Background Most outcome measures for patients with sciatica only inquire about pain or pain-related disability. Almost no information exists about the clinical course of paresthesia and self-reported motor symptoms.
Objectives To explore the 2 year prognosis of self-reported paresthesia and weakness as compared with leg pain in patients with sciatica and lumbar disc herniation.
Methods This study was part of an observational cohort study including 466 patients referred to secondary care. The patients included had radiating pain or paresis below the knee and ipsilateral lumbar disc herniation at the corresponding level verified by a magnetic resonance imaging or computed tomography scan. Self-report data were obtained by mailed questionnaires at 3, 6, 12 and 24 months. The bothersomeness of each symptom was rated on a scale from 0 to 6; a symptom score of 4–6 was defined as bothersome. Multivariate associations were analysed by logistic regression with adjustments for surgical therapy.
Results Here we present the results of the 380 patients (81.5%) who completed the 2 year follow-up. Self-reported paresthesia, weakness and leg pain improved during follow-up. At 2 years, 18.2% of the patients reported bothersome paresthesia, 16.6% reported bothersome leg pain, and 11.5% reported bothersome weakness. Among those with little or no leg pain at 2 years, 6.7% reported bothersome paresthesia and 5.1% reported bothersome weakness. The correlation coefficients (Spearman rho) were: paresthesia and weakness, 0.69; paresthesia and leg pain, 0.73; and weakness and leg pain, 0.63.
During the follow-up period, 121 (31.8%) patients received surgical therapy.

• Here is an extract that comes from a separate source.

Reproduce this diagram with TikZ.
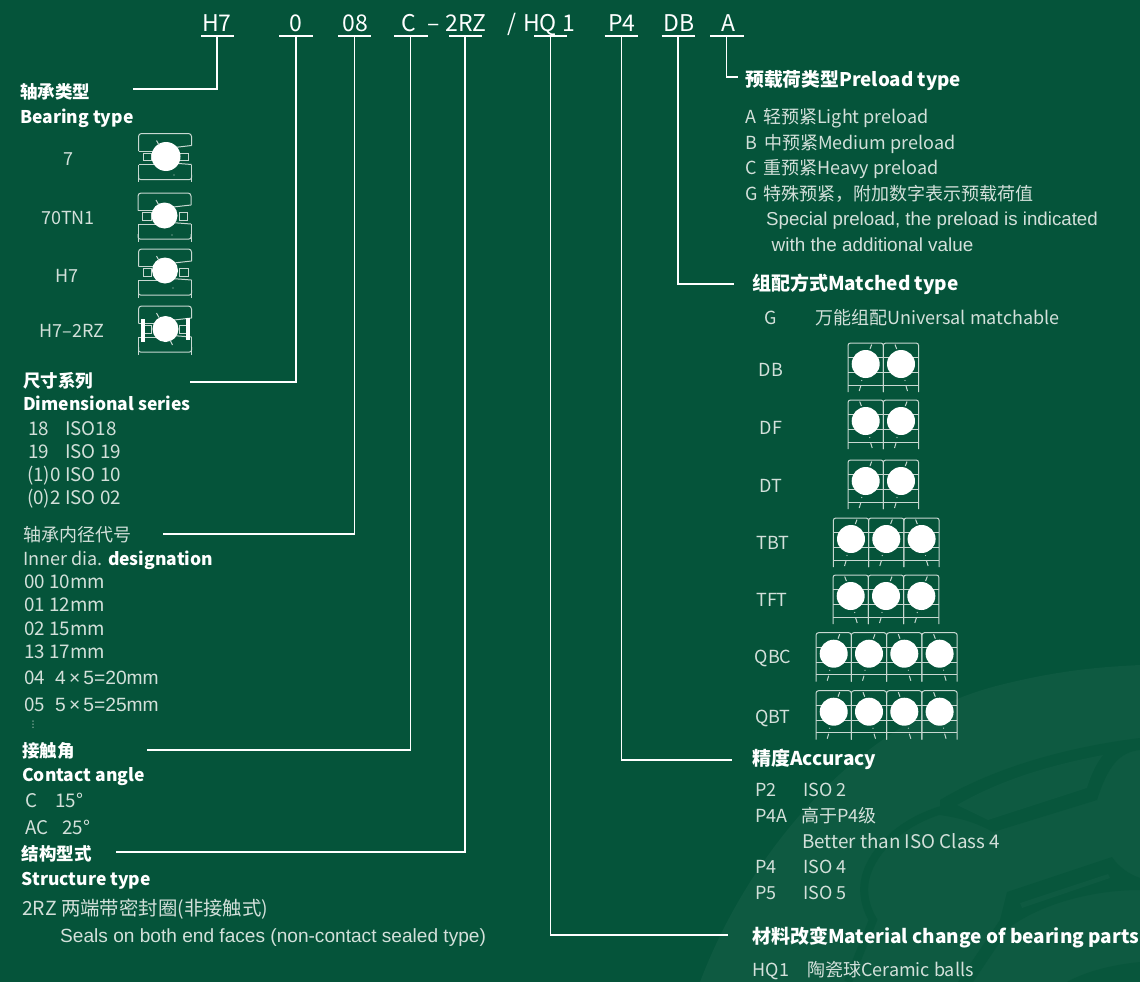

At baseline, the surgical patients reported significantly more paresthesia (3.7 (SD 1.9) versus 3.1 (SD 1.8), p<0.01) but not significantly more weakness (2.7 (SD 2.0) versus 2.4 (SD 2.0), p=0.14) than the non-surgical patients. The mean differences in the change from baseline to 2 years between surgical and non-surgical patients were: paresthesia, 1.0 [95% confidence interval (CI): 0.5, 1.5] and weakness, 0.9 (95% CI: 0.5, 1.3).
In multivariate models, bothersome paresthesia and bothersome weakness at 2 years were both independently and significantly associated with baseline impaired sensibility, bothersome back pain and bothersome weakness. A longer duration of back problems and older age were significantly associated with bothersome paresthesia. When surgical treatment was added to the multivariate models, this variable became borderline significantly negatively associated with bothersome weakness (OR=0.42, 95% CI: 0.19, 0.96) but not with bothersome paresthesia.
Conclusions Self-reported paresthesia and weakness both improved during 2 years of follow-up. Patients considered that paresthesia was somewhat more bothersome than weakness. At the end of the 2-year follow-up period, the percentage of patients who reported bothersome paresthesia was similar to the percentage who reported bothersome leg pain. Surgical therapy during follow-up was borderline significantly negatively associated with bothersome weakness at 2 years but not with bothersome paresthesia. Information about paresthesia and self-reported weakness is important in the assessment of how sciatica affects patients.